## [DESCRIPTION OF THE TASK]
Working from the top of the listing below, retype each line through the line containing "0.938, 0.912, 0.885];", both included, with no pictures.

## [MATERIAL PROVIDED]
####
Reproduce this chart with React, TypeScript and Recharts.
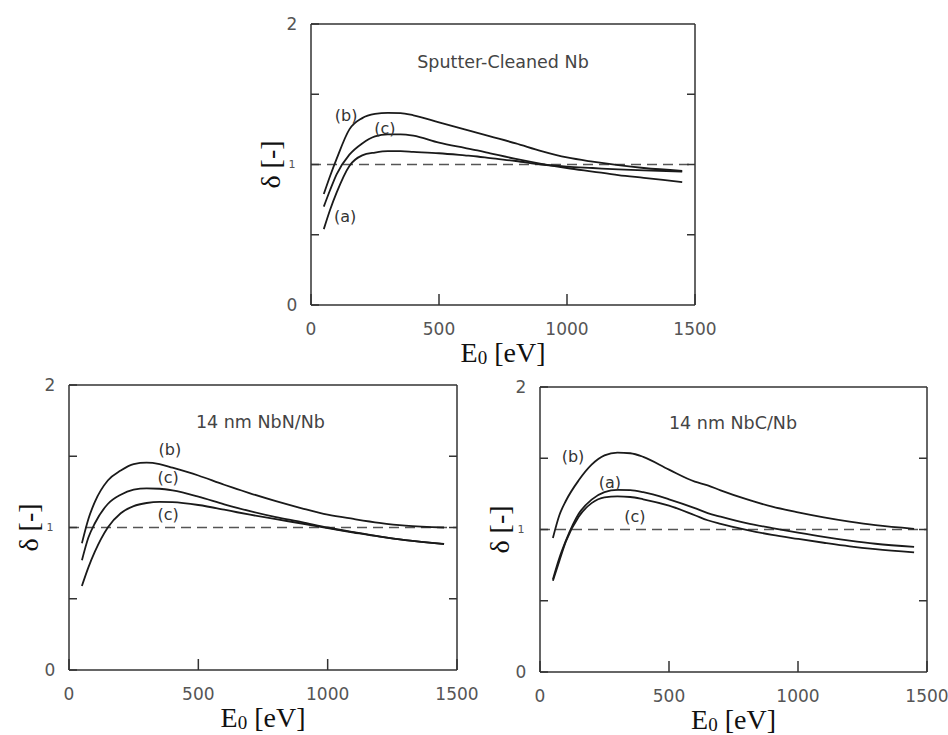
import { LineChart, Line, XAxis, YAxis, ReferenceLine, ReferenceDot } from "recharts";

const ENERGY = [50, 75, 100, 150, 200, 250, 300, 350, 400, 500, 600, 650, 700, 800, 900, 1000, 1100, 1200, 1300, 1450];

// Sputter-cleaned Nb
const NB_A = [0.54, 0.68, 0.8, 0.99, 1.065, 1.085, 1.095, 1.095, 1.09, 1.08, 1.065, 1.057, 1.045, 1.025, 1.0, 0.985, 0.975, 0.965, 0.958, 0.95];
const NB_B = [0.79, 0.92, 1.04, 1.25, 1.33, 1.36, 1.368, 1.366, 1.35, 1.3, 1.25, 1.225, 1.2, 1.15, 1.095, 1.05, 1.02, 0.995, 0.975, 0.955];
const NB_C = [0.7, 0.82, 0.93, 1.07, 1.15, 1.2, 1.215, 1.215, 1.205, 1.155, 1.118, 1.1, 1.08, 1.04, 1.005, 0.975, 0.95, 0.925, 0.905, 0.875];

// 14 nm NbN/Nb
const NBN_LOW = [0.59, 0.72, 0.83, 1.0, 1.1, 1.15, 1.172, 1.18, 1.178, 1.158, 1.125, 1.107, 1.09, 1.058, 1.028, 0.995, 0.965, 0.936, 0.911, 0.884];
const NBN_B = [0.89, 1.06, 1.18, 1.33, 1.4, 1.445, 1.455, 1.445, 1.42, 1.365, 1.3, 1.27, 1.24, 1.185, 1.135, 1.09, 1.06, 1.033, 1.013, 1.0];
const NBN_C = [0.77, 0.93, 1.03, 1.165, 1.23, 1.265, 1.275, 1.272, 1.26, 1.217, 1.163, 1.138, 1.115, 1.073, 1.038, 1.0, 0.968, 0.938, 0.912, 0.885];

// 14 nm NbC/Nb
const NBC_A = [0.65, 0.8, 0.92, 1.11, 1.21, 1.262, 1.278, 1.276, 1.262, 1.212, 1.15, 1.115, 1.09, 1.045, 1.01, 0.978, 0.948, 0.922, 0.9, 0.878];
const NBC_B = [0.94, 1.1, 1.2, 1.345, 1.455, 1.52, 1.54, 1.535, 1.51, 1.42, 1.336, 1.31, 1.275, 1.213, 1.16, 1.12, 1.085, 1.055, 1.03, 1.005];
const NBC_C = [0.64, 0.78, 0.915, 1.09, 1.185, 1.226, 1.232, 1.228, 1.212, 1.167, 1.1, 1.065, 1.04, 0.998, 0.962, 0.934, 0.907, 0.882, 0.862, 0.84];

const X_TICKS = [0, 500, 1000, 1500];
const Y_TICKS = [0, 0.5, 1, 1.5, 2];

interface CurveLabel {
  text: string;
  x: number;
  y: number;
}

interface PanelConfig {
  title: string;
  titleAt: [number, number];
  frame: { left: number; top: number; right: number; bottom: number };
  series: number[][];
  labels: CurveLabel[];
}

const PANELS: PanelConfig[] = [
  {
    title: "Sputter-Cleaned Nb",
    titleAt: [750, 1.73],
    frame: { left: 311, top: 24, right: 695, bottom: 305 },
    series: [NB_A, NB_B, NB_C],
    labels: [
      { text: "(b)", x: 137, y: 1.35 },
      { text: "(c)", x: 289, y: 1.26 },
      { text: "(a)", x: 133, y: 0.63 },
    ],
  },
  {
    title: "14 nm  NbN/Nb",
    titleAt: [740, 1.74],
    frame: { left: 69, top: 385, right: 457, bottom: 670 },
    series: [NBN_LOW, NBN_B, NBN_C],
    labels: [
      { text: "(b)", x: 390, y: 1.55 },
      { text: "(c)", x: 383, y: 1.355 },
      { text: "(c)", x: 383, y: 1.09 },
    ],
  },
  {
    title: "14 nm  NbC/Nb",
    titleAt: [748, 1.75],
    frame: { left: 540, top: 387, right: 927, bottom: 672 },
    series: [NBC_A, NBC_B, NBC_C],
    labels: [
      { text: "(b)", x: 128, y: 1.516 },
      { text: "(a)", x: 271, y: 1.33 },
      { text: "(c)", x: 368, y: 1.09 },
    ],
  },
];

const AXIS = "#333";
const TICK_TXT = "#555";
const SANS = "DejaVu Sans, sans-serif";
const SERIF = "Liberation Serif, Times New Roman, serif";

const Y_AXIS_W = 75;
const X_AXIS_H = 70;
const PAD_TOP = 10;
const PAD_RIGHT = 30;

function XTick({ x, y, payload }: any) {
  return (
    <text x={x} y={y} dy="0.35em" textAnchor="middle" fontFamily={SANS} fontSize={17} fill={TICK_TXT}>
      {payload.value}
    </text>
  );
}

function YTick({ x, y, payload }: any) {
  const v = payload.value;
  if (v % 1 !== 0) return null;
  return (
    <text x={x} y={y} dy="0.35em" textAnchor="middle" fontFamily={SANS} fontSize={v === 1 ? 11 : 17} fill={TICK_TXT}>
      {v}
    </text>
  );
}

// tick marks only, no text (top and right sides of the frame)
function NoTick() {
  return null;
}

function XTitle({ viewBox }: any) {
  return (
    <text x={viewBox.x + viewBox.width / 2} y={viewBox.y + 57} textAnchor="middle" fontFamily={SERIF} fontSize={28} fill="#111">
      E
      <tspan fontSize={19} dy={2}>0</tspan>
      <tspan dy={-2}> [eV]</tspan>
    </text>
  );
}

function YTitle({ viewBox }: any) {
  const cx = viewBox.x + viewBox.width - 41;
  const cy = viewBox.y + viewBox.height / 2;
  return (
    <text
      x={cx}
      y={cy}
      dy="0.35em"
      textAnchor="middle"
      fontFamily={SERIF}
      fontSize={28}
      fill="#111"
      transform={`rotate(-90 ${cx} ${cy})`}
    >
      δ [-]
    </text>
  );
}

function Panel({ cfg }: { cfg: PanelConfig }) {
  const { frame } = cfg;
  const width = frame.right - frame.left + Y_AXIS_W + PAD_RIGHT;
  const height = frame.bottom - frame.top + PAD_TOP + X_AXIS_H;
  const data = ENERGY.map((e, i) => ({
    e,
    s0: cfg.series[0][i],
    s1: cfg.series[1][i],
    s2: cfg.series[2][i],
  }));

  return (
    <div style={{ position: "absolute", left: frame.left - Y_AXIS_W, top: frame.top - PAD_TOP }}>
      <LineChart
        width={width}
        height={height}
        data={data}
        margin={{ top: PAD_TOP - 1, right: PAD_RIGHT - 1, left: 0, bottom: 0 }}
      >
        <XAxis
          dataKey="e"
          type="number"
          domain={[0, 1500]}
          allowDataOverflow
          ticks={X_TICKS}
          height={X_AXIS_H}
          tickSize={-11}
          tickMargin={35}
          tick={<XTick />}
          stroke={AXIS}
          strokeWidth={1.5}
          label={{ content: XTitle }}
        />
        <XAxis
          xAxisId="top"
          orientation="top"
          type="number"
          domain={[0, 1500]}
          allowDataOverflow
          ticks={[500, 1000]}
          height={1}
          tickSize={-11}
          tick={<NoTick />}
          stroke={AXIS}
          strokeWidth={1.5}
        />
        <YAxis
          type="number"
          domain={[0, 2]}
          allowDataOverflow
          ticks={Y_TICKS}
          width={Y_AXIS_W}
          tickSize={-8}
          tickMargin={27}
          tick={<YTick />}
          stroke={AXIS}
          strokeWidth={1.5}
          label={{ content: YTitle }}
        />
        <YAxis
          yAxisId="right"
          orientation="right"
          type="number"
          domain={[0, 2]}
          allowDataOverflow
          ticks={[0.5, 1, 1.5]}
          width={1}
          tickSize={-8}
          tick={<NoTick />}
          stroke={AXIS}
          strokeWidth={1.5}
        />
        <ReferenceLine y={1} stroke="#555" strokeWidth={1.3} strokeDasharray="10 6" />
        {["s0", "s1", "s2"].map((k) => (
          <Line
            key={k}
            dataKey={k}
            type="monotone"
            stroke="#1a1a1a"
            strokeWidth={1.8}
            dot={false}
            activeDot={false}
            isAnimationActive={false}
          />
        ))}
        {cfg.labels.map((l, i) => (
          <ReferenceDot
            key={i}
            x={l.x}
            y={l.y}
            r={0}
            fill="none"
            stroke="none"
            label={{ value: l.text, position: "center", fontFamily: SANS, fontSize: 16, fill: "#333" }}
          />
        ))}
        <ReferenceDot
          x={cfg.titleAt[0]}
          y={cfg.titleAt[1]}
          r={0}
          fill="none"
          stroke="none"
          label={{ value: cfg.title, position: "center", fontFamily: SANS, fontSize: 17.5, fill: "#444" }}
        />
      </LineChart>
    </div>
  );
}

export default function App() {
  return (
    <div
      style={{
        position: "absolute",
        left: 0,
        top: 0,
        width: 948,
        height: 735,
        overflow: "hidden",
        background: "#fff",
      }}
    >
      {PANELS.map((p) => (
        <Panel key={p.title} cfg={p} />
      ))}
    </div>
  );
}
####
## [OUTPUT]
Reproduce this chart with React, TypeScript and Recharts.
import { LineChart, Line, XAxis, YAxis, ReferenceLine, ReferenceDot } from "recharts";

const ENERGY = [50, 75, 100, 150, 200, 250, 300, 350, 400, 500, 600, 650, 700, 800, 900, 1000, 1100, 1200, 1300, 1450];

// Sputter-cleaned Nb
const NB_A = [0.54, 0.68, 0.8, 0.99, 1.065, 1.085, 1.095, 1.095, 1.09, 1.08, 1.065, 1.057, 1.045, 1.025, 1.0, 0.985, 0.975, 0.965, 0.958, 0.95];
const NB_B = [0.79, 0.92, 1.04, 1.25, 1.33, 1.36, 1.368, 1.366, 1.35, 1.3, 1.25, 1.225, 1.2, 1.15, 1.095, 1.05, 1.02, 0.995, 0.975, 0.955];
const NB_C = [0.7, 0.82, 0.93, 1.07, 1.15, 1.2, 1.215, 1.215, 1.205, 1.155, 1.118, 1.1, 1.08, 1.04, 1.005, 0.975, 0.95, 0.925, 0.905, 0.875];

// 14 nm NbN/Nb
const NBN_LOW = [0.59, 0.72, 0.83, 1.0, 1.1, 1.15, 1.172, 1.18, 1.178, 1.158, 1.125, 1.107, 1.09, 1.058, 1.028, 0.995, 0.965, 0.936, 0.911, 0.884];
const NBN_B = [0.89, 1.06, 1.18, 1.33, 1.4, 1.445, 1.455, 1.445, 1.42, 1.365, 1.3, 1.27, 1.24, 1.185, 1.135, 1.09, 1.06, 1.033, 1.013, 1.0];
const NBN_C = [0.77, 0.93, 1.03, 1.165, 1.23, 1.265, 1.275, 1.272, 1.26, 1.217, 1.163, 1.138, 1.115, 1.073, 1.038, 1.0, 0.968, 0.938, 0.912, 0.885];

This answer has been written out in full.